A recent study published in The New England Journal of Medicine evaluated whether the bacilli Calmette–Guérin (BCG) vaccine could protect healthcare workers (HCWs) against coronavirus disease 2019 (COVID-19).
Study: Randomized Trial of BCG Vaccine to Protect against Covid-19 in Health Care Workers. Image Credit: ChompooSuriyo/Shutterstock.com
The BCG vaccine has off-target immunomodulatory effects, which might additionally protect against other infections. The vaccine is associated with a lower mortality risk from any cause in infants and a lower risk of respiratory infections in adults/adolescents.
In the early COVID-19 pandemic, BCG vaccine repurposing was proposed to protect against COVID-19. The hypothesis was that the vaccine might augment protection against SARS-CoV-2 until vaccines for the pathogen were available.
About the study
In the present study, researchers evaluated whether COVID-19 incidence and severity would be lower in BCG-vaccinated HCWs in a randomized controlled trial. The study was conducted in two phases.

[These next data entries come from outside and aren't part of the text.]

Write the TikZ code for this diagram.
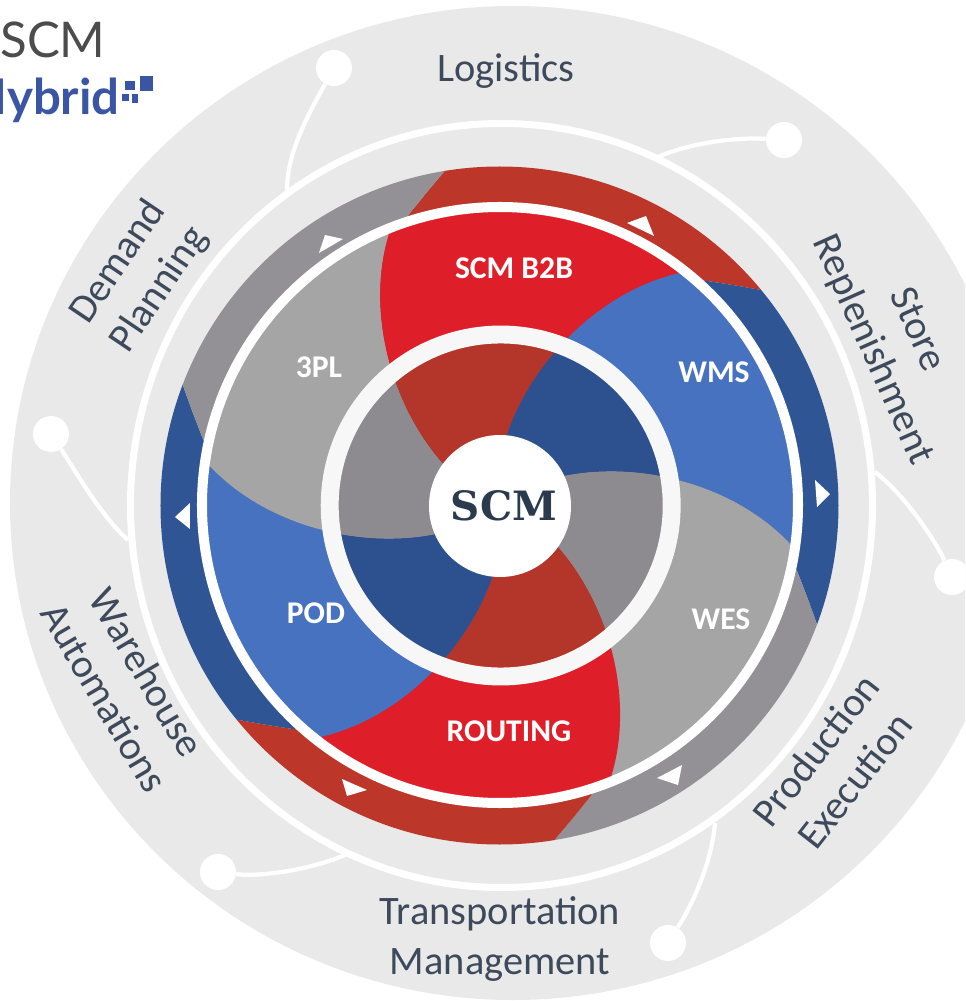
\documentclass[tikz,border=0pt]{standalone}
\usepackage{fontspec}
\setmainfont{Carlito}
\newfontfamily\scmfont{DejaVu Serif}
\newfontfamily\logofont{Lato}
\definecolor{scmback}{HTML}{E9E9E9}
\definecolor{scmred}{HTML}{DE1F2A}
\definecolor{scmdarkred}{HTML}{BC362A}
\definecolor{scmblue}{HTML}{4672BF}
\definecolor{scmdarkblue}{HTML}{2F5594}
\definecolor{scmgray}{HTML}{A5A5A5}
\definecolor{scmdarkgray}{HTML}{939196}
\definecolor{scminnerred}{HTML}{B4352A}
\definecolor{scminnerblue}{HTML}{2D518F}
\definecolor{scminnergray}{HTML}{8D8B8F}
\definecolor{scmtext}{HTML}{3D4A5C}
\definecolor{scmcenter}{HTML}{2B3A4D}
\definecolor{scmlogo}{HTML}{3B55A5}
\tikzset{
	dotnode/.style={circle,fill=white,inner sep=0pt,minimum size=36*0.02cm},
	linkline/.style={white,line width=2.4pt},
	ringlabel/.style={color=scmtext,align=center,font=\fontsize{23}{28}\selectfont},
	bladelabel/.style={color=white,font=\fontsize{18}{22}\selectfont\bfseries},
	tipmark/.style={fill=white}
}
% one blade, from its edge round to the same edge turned by 60 degrees
\newcommand{\midblade}[2]{%
	\fill[#2,rotate=#1] (-30,15) -- (-58,42) .. controls (-112,104) and (-135,200) .. (-110,275) -- (-95,305)
		-- ([rotate=-30]-135,585)
		-- ([rotate=-60]-95,305) -- ([rotate=-60]-110,275) .. controls ([rotate=-60]-135,200) and ([rotate=-60]-112,104) .. ([rotate=-60]-58,42) -- ([rotate=-60]-30,15)
		-- (0,0) -- cycle;}
\newcommand{\outerblade}[2]{%
	\fill[#2,rotate=#1] (0,0) -- (-107,268) -- (-90,292) -- (-73,313) -- (-57,332) -- (-30,365)
		-- ([rotate=-30]-135,585)
		-- ([rotate=-60]-30,365) -- ([rotate=-60]-57,332) -- ([rotate=-60]-73,313) -- ([rotate=-60]-90,292) -- ([rotate=-60]-107,268) -- cycle;}
\begin{document}
\begin{tikzpicture}[x=0.02cm,y=0.02cm]
	\useasboundingbox (-500,-496) rectangle (465,505);
	\clip (-500,-496) rectangle (465,505);
	% back ring
	\fill [scmback] (13,2) ellipse [x radius=503,y radius=497];
	\draw [white,line width=4pt] (1.5,-0.5) ellipse [x radius=371,y radius=382];

	% outer band
	\begin{scope}
		\clip (-0.5,-0.5) circle (339);
		\outerblade{0}{scmdarkred}
		\outerblade{-60}{scmdarkblue}
		\outerblade{-120}{scmdarkgray}
		\outerblade{-180}{scmdarkred}
		\outerblade{-240}{scmdarkblue}
		\outerblade{-300}{scmdarkgray}
	\end{scope}
	% middle band
	\begin{scope}
		\clip (0,0) circle (300);
		\midblade{0}{scmred}
		\midblade{-60}{scmblue}
		\midblade{-120}{scmgray}
		\midblade{-180}{scmred}
		\midblade{-240}{scmblue}
		\midblade{-300}{scmgray}
	\end{scope}
	% inner band
	\begin{scope}
		\clip (0,0) circle (172);
		\midblade{0}{scminnerred}
		\midblade{-60}{scminnerblue}
		\midblade{-120}{scminnergray}
		\midblade{-180}{scminnerred}
		\midblade{-240}{scminnerblue}
		\midblade{-300}{scminnergray}
	\end{scope}
	\draw [white,line width=5.7pt] (0,0) circle (298);
	\draw [white!97!black,line width=10.2pt] (0.7,-0.5) circle (171);

	% small triangles on the outer band
	\fill [tipmark] (127,282) -- (146,289) -- (154,269) -- cycle;
	\fill [tipmark] (330,11) -- (315,25) -- (317,-2) -- cycle;
	\fill [tipmark] (157,-273) -- (182,-260) -- (178,-280) -- cycle;
	\fill [tipmark] (-133,-285) -- (-158,-274) -- (-153,-291) -- cycle;
	\fill [tipmark] (-325,-12) -- (-310,2) -- (-310,-24) -- cycle;
	\fill [tipmark] (-157,266) -- (-181,252) -- (-175,270) -- cycle;

	\node [circle,fill=white,inner sep=0pt,minimum size=142*0.02cm] (center) at (0,-1) {};
	\node [text=scmcenter,font=\fontsize{23}{28}\selectfont\scmfont\bfseries] (centerlabel) at (4,-1) {SCM};

	\node [bladelabel] (scmbtob) at (14,237) {SCM B2B};
	\node [bladelabel] (wms) at (214,133) {WMS};
	\node [bladelabel] (wes) at (221,-114) {WES};
	\node [bladelabel] (routing) at (9,-226) {ROUTING};
	\node [bladelabel] (pod) at (-184,-108) {POD};
	\node [bladelabel] (tpl) at (-181,138) {3PL};

	\node [ringlabel] (logistics) at (6,434) {Logistics};
	\node [ringlabel,rotate=56] (demand) at (-361,229) {Demand\\Planning};
	\node [ringlabel,rotate=-66] (store) at (394,165) {Store\\Replenishment};
	\node [ringlabel,rotate=52] (production) at (335,-260) {Production\\Execution};
	\node [ringlabel] (transport) at (0,-434) {Transportation\\Management};
	\node [ringlabel,rotate=-59.5] (warehouse) at (-374,-180) {Warehouse\\Automations};

	% dots on the back ring with their links
	\node [dotnode] (dotlogistics) at (-166,437) {};
	\coordinate (endlogistics) at (-213,315);
	\draw [linkline] (dotlogistics) .. controls (-195,385) and (-213,350) .. (endlogistics);
	\node [dotnode] (dotstore) at (284,365) {};
	\coordinate (endstore) at (158,348);
	\draw [linkline] (dotstore) .. controls (235,368) and (190,362) .. (endstore);
	\node [dotnode] (dotproduction) at (452,-72) {};
	\coordinate (endproduction) at (375,33);
	\draw [linkline] (dotproduction) .. controls (435,-35) and (405,10) .. (endproduction);
	\node [dotnode] (dottransport) at (168,-438) {};
	\coordinate (endtransport) at (215,-318);
	\draw [linkline] (dottransport) .. controls (195,-395) and (212,-355) .. (endtransport);
	\node [dotnode] (dotwarehouse) at (-282,-367) {};
	\coordinate (endwarehouse) at (-155,-350);
	\draw [linkline] (dotwarehouse) .. controls (-240,-372) and (-190,-365) .. (endwarehouse);
	\node [dotnode] (dotdemand) at (-449,71) {};
	\coordinate (enddemand) at (-372,-35);
	\draw [linkline] (dotdemand) .. controls (-425,35) and (-400,-10) .. (enddemand);

	% logo in the corner
	\node [anchor=east,inner sep=0pt,text=black!70,font=\fontsize{28}{30}\selectfont\logofont] (logoscm) at (-394,465) {SCM};
	\node [anchor=base east,inner sep=0pt,text=scmlogo,font=\fontsize{28}{30}\selectfont\logofont\bfseries] (logohybrid) at (-380,390) {Hybrid};
	\fill [scmlogo] (-360,429) rectangle (-347,414);
	\fill [scmlogo] (-375,424) rectangle (-365,415);
	\fill [scmlogo] (-378,411) rectangle (-371,404);
	\fill [scmlogo] (-368,411) rectangle (-362,402);
\end{tikzpicture}
\end{document}
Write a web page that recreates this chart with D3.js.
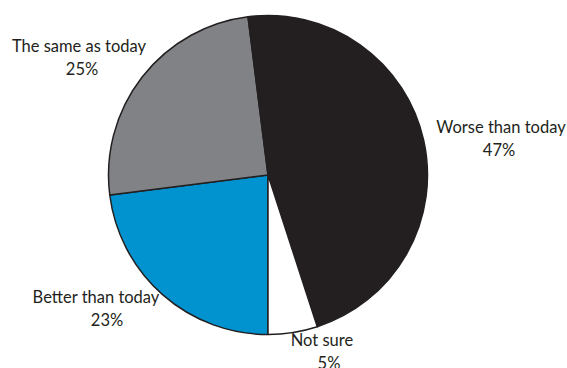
<!DOCTYPE html>
<html><head><meta charset="utf-8">
<script src="https://cdn.jsdelivr.net/npm/d3@7"></script>
<style>body{margin:0;background:#fff}svg{display:block}</style>
</head><body>
<svg id="c" width="567" height="368"></svg>
<script>
const categories = ["Better than today", "The same as today", "Worse than today", "Not sure"];
const values = [23, 25, 47, 5];
const valueLabels = ["23%", "25%", "47%", "5%"];
const colors = ["#0093d0", "#808285", "#231f20", "#ffffff"];
const labelPos = [[96, 303], [79, 52], [501, 133], [322, 346]];

const svg = d3.select("#c");
const cx = 268, cy = 175, r = 159.5;
const pie = d3.pie().sort(null).startAngle(Math.PI).endAngle(3 * Math.PI);
const arcs = pie(values);
const arc = d3.arc().innerRadius(0).outerRadius(r);
const g = svg.append("g").attr("transform", `translate(${cx},${cy})`);
g.selectAll("path").data(arcs).join("path")
  .attr("d", arc)
  .attr("fill", (d, i) => colors[i])
  .attr("stroke", "#231f20")
  .attr("stroke-width", 1.5)
  .attr("stroke-linejoin", "round");

const lab = svg.append("g").attr("font-family", "Lato, 'Open Sans', sans-serif")
  .attr("font-size", 16.5).attr("fill", "#231f20").attr("text-anchor", "middle");
categories.forEach((c, i) => {
  const t = lab.append("text").attr("x", labelPos[i][0]).attr("y", labelPos[i][1]);
  t.append("tspan").attr("x", labelPos[i][0]).text(c);
  t.append("tspan").attr("x", labelPos[i][0] + (i === 0 ? 11 : i === 3 ? 7 : i === 1 ? 3 : -2)).attr("dy", 22.5).text(valueLabels[i]);
});
</script>
</body></html>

In the first phase, only Australian HCWs were recruited between March and May 2020. In the second phase, HCWs were recruited from Brazil, Spain, the Netherlands, and the United Kingdom between May 2020 and April 2021.
Subjects were excluded if previously they were SARS-CoV-2-positive, immunized with the BCG vaccine in the past year or other live-attenuated vaccines in the past month, involved in other COVID-19 trials, or had contraindications to the BCG vaccine.
Participants in the double-blind second phase were randomized to receive the BCG vaccine or a saline placebo and were followed for one year.
The current analysis focused on the second phase because community transmission of SARS-CoV-2 was negligible in the first phase. Blood samples were collected at baseline and every three months after randomization for serologic testing.
Respiratory swab samples were also obtained from Brazilian HCWs for the SARS-CoV-2 reverse-transcription polymerase chain reaction (RT-PCR) assay.
Randomization was stratified by age group, geographic region, and the presence/absence of coexisting conditions.
A dose of 0.1 ml BCG-Denmark vaccine or placebo was intradermally injected. Primary outcomes were the incidence of symptomatic COVID-19 and severe illness at six months post-randomization.
Severe illness is a COVID-19 episode with severe disease without hospitalization or death. Secondary outcomes were asymptomatic infection, time to COVID-19 onset, number of days with symptoms, number of days confined to bed or absent from work, number of COVID-19 episodes, and complications.
In the second phase, 3,988 HCWs were randomized to receive the BCG vaccine or placebo. Baseline characteristics were similar between vaccine and placebo recipients, except for the marginally higher proportion of females among placebo recipients.
Most participants (64%) were recruited in Brazil. At baseline, 14% of participants were positive for SARS-CoV-2 antibodies, and 2.7% of swabs from Brazilian participants were positive for SARS-CoV-2.
As such, the modified intention-to-treat population included 1,703 subjects in the BCG group and 1,683 in the placebo group. Symptomatic COVID-19 was recorded in 132 BCG recipients and 106 placebo recipients. Severe COVID-19 occurred in 75 and 61 subjects in BCG and placebo groups, respectively.
Most patients with severe illness could not work for at least three days. The probability of any episode of COVID-19 was higher among BCG recipients than placebo participants. Five hospitalizations occurred in each group. BCG recipients aged 60 or older had fewer days with symptoms than those in the placebo group.
In a subgroup of HCWs without coexisting conditions, BCG recipients had fewer days with symptoms than placebo recipients. In a subset of those with coexisting conditions, placebo recipients had fewer symptomatic days than BCG recipients.
Twenty BCG participants and nine placebo recipients reported 30 adverse events overall. Investigators deemed all serious adverse events as unrelated to the intervention.
The researchers found that the BCG vaccine did not reduce COVID-19 risk within six months post-vaccination compared to the placebo. Notably, the COVID-19 episode(s) risk was higher in BCG recipients than in placebo subjects.
More than a third of the participants were previously vaccinated with the BCG, and it has been suggested that off-target effects might be higher in previously vaccinated subjects.
Further, it is possible that (BCG) revaccination may not increment off-target benefits beyond those provided by the previous vaccination.
Interestingly, there was weak evidence of increased severe COVID-19 incidence in the BCG group among those who were not previously vaccinated but not in those revaccinated with BCG. In sum, BCG vaccination did not decrease COVID-19 risk in HCWs, and the possibility of increased risk could not be excluded.